THE PROBLEM - Search the material for the word "this" and copy each line that holds it.
# # # #
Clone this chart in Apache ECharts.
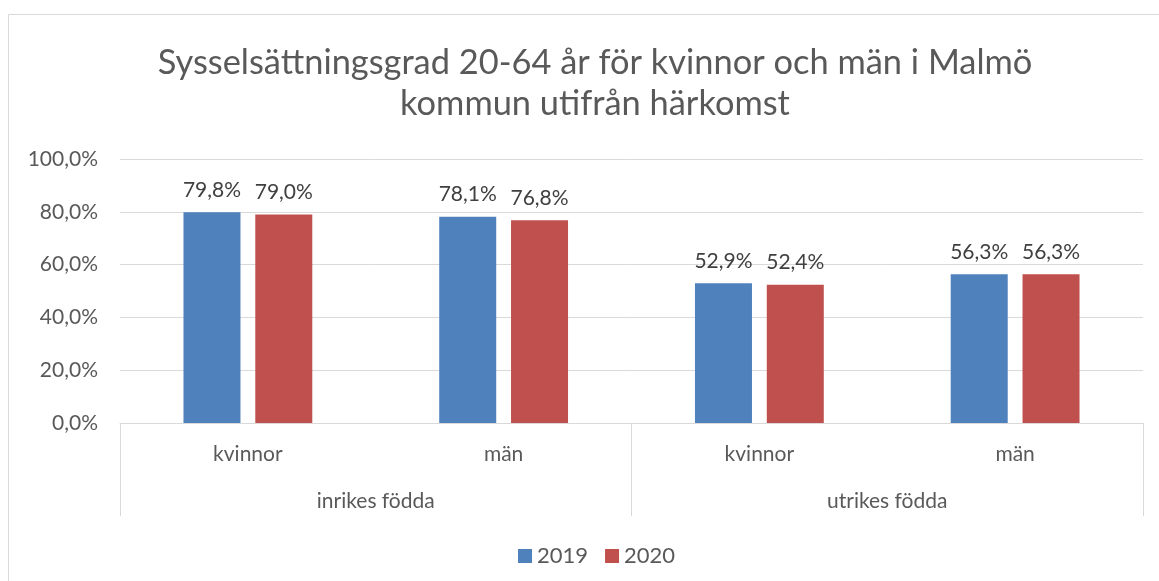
<!DOCTYPE html>
<html>
<head>
<meta charset="utf-8">
<script src="https://cdn.jsdelivr.net/npm/echarts@6/dist/echarts.min.js"></script>
<style>
  html, body { margin: 0; padding: 0; background: #fff; }
  #chart { width: 1159px; height: 581px; }
</style>
</head>
<body>
<div id="chart"></div>
<script>
// data
const categories = ['kvinnor', 'män', 'kvinnor', 'män']
const groups = ['inrikes födda', 'utrikes födda']
const legend = ['2019', '2020']
const values2019 = [79.8, 78.1, 52.9, 56.3]
const values2020 = [79.0, 76.8, 52.4, 56.3]

const font = 'Lato, "Open Sans", sans-serif'
const pct = v => v.toFixed(1).replace('.', ',') + '%'

const chart = echarts.init(document.getElementById('chart'))

function barSeries(name, data, color) {
  return {
    name: name,
    type: 'bar',
    data: data,
    barWidth: 57,
    barGap: '26%',
    itemStyle: { color: color },
    label: {
      show: true,
      position: 'top',
      distance: 12,
      color: '#404040',
      fontFamily: font,
      fontSize: 21,
      formatter: p => pct(p.value)
    },
    animation: false
  }
}

chart.setOption({
  textStyle: { fontFamily: font },
  title: {
    text: 'Sysselsättningsgrad 20-64 år för kvinnor och män i Malmö\nkommun utifrån härkomst',
    left: 590,
    top: 37,
    textAlign: 'center',
    textStyle: {
      color: '#595959',
      fontFamily: font,
      fontSize: 34.4,
      fontWeight: 'normal',
      lineHeight: 41
    }
  },
  legend: {
    data: legend,
    top: 540,
    left: 513,
    itemWidth: 14,
    itemHeight: 14,
    itemGap: 17,
    icon: 'rect',
    textStyle: { color: '#595959', fontSize: 22, fontFamily: font }
  },
  grid: {
    left: 120,
    right: 16,
    top: 159,
    bottom: 158
  },
  xAxis: [
    {
      type: 'category',
      data: categories,
      axisLine: { lineStyle: { color: '#d9d9d9', width: 1 } },
      axisTick: { show: false },
      axisLabel: { color: '#595959', fontSize: 21, margin: 21 }
    },
    {
      type: 'category',
      data: groups,
      position: 'bottom',
      axisLine: { show: false },
      axisTick: { show: true, length: 93, lineStyle: { color: '#d9d9d9', width: 1 } },
      axisLabel: { color: '#595959', fontSize: 21, margin: 68 }
    }
  ],
  yAxis: {
    type: 'value',
    min: 0,
    max: 100,
    interval: 20,
    axisLine: { show: false },
    axisTick: { show: false },
    splitLine: { lineStyle: { color: '#d9d9d9', width: 1 } },
    axisLabel: {
      color: '#595959',
      fontSize: 21,
      margin: 22,
      formatter: v => pct(v)
    }
  },
  graphic: [
    {
      type: 'polyline',
      shape: { points: [[8.5, 581], [8.5, 14.5], [1159, 14.5]] },
      style: { stroke: '#d9d9d9', lineWidth: 1, fill: null },
      silent: true
    }
  ],
  series: [
    barSeries(legend[0], values2019, '#4F81BD'),
    barSeries(legend[1], values2020, '#C0504D')
  ]
})
</script>
</body>
</html>
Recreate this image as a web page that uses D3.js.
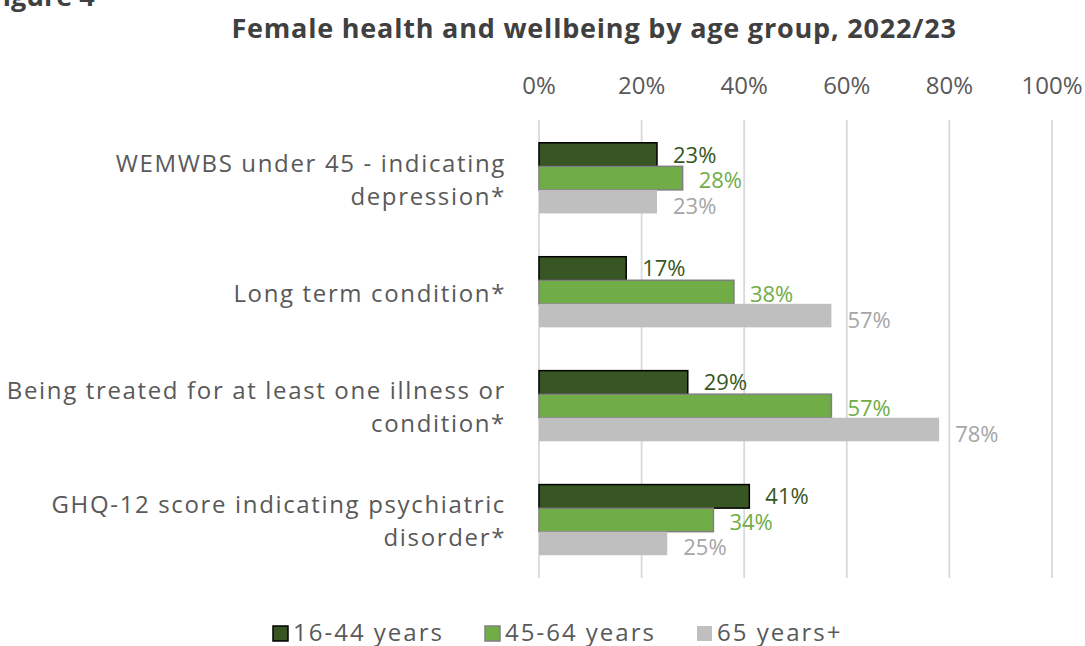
# # # #
WRITTEN SOLUTION -
Clone this chart in Apache ECharts.
Recreate this image as a web page that uses D3.js.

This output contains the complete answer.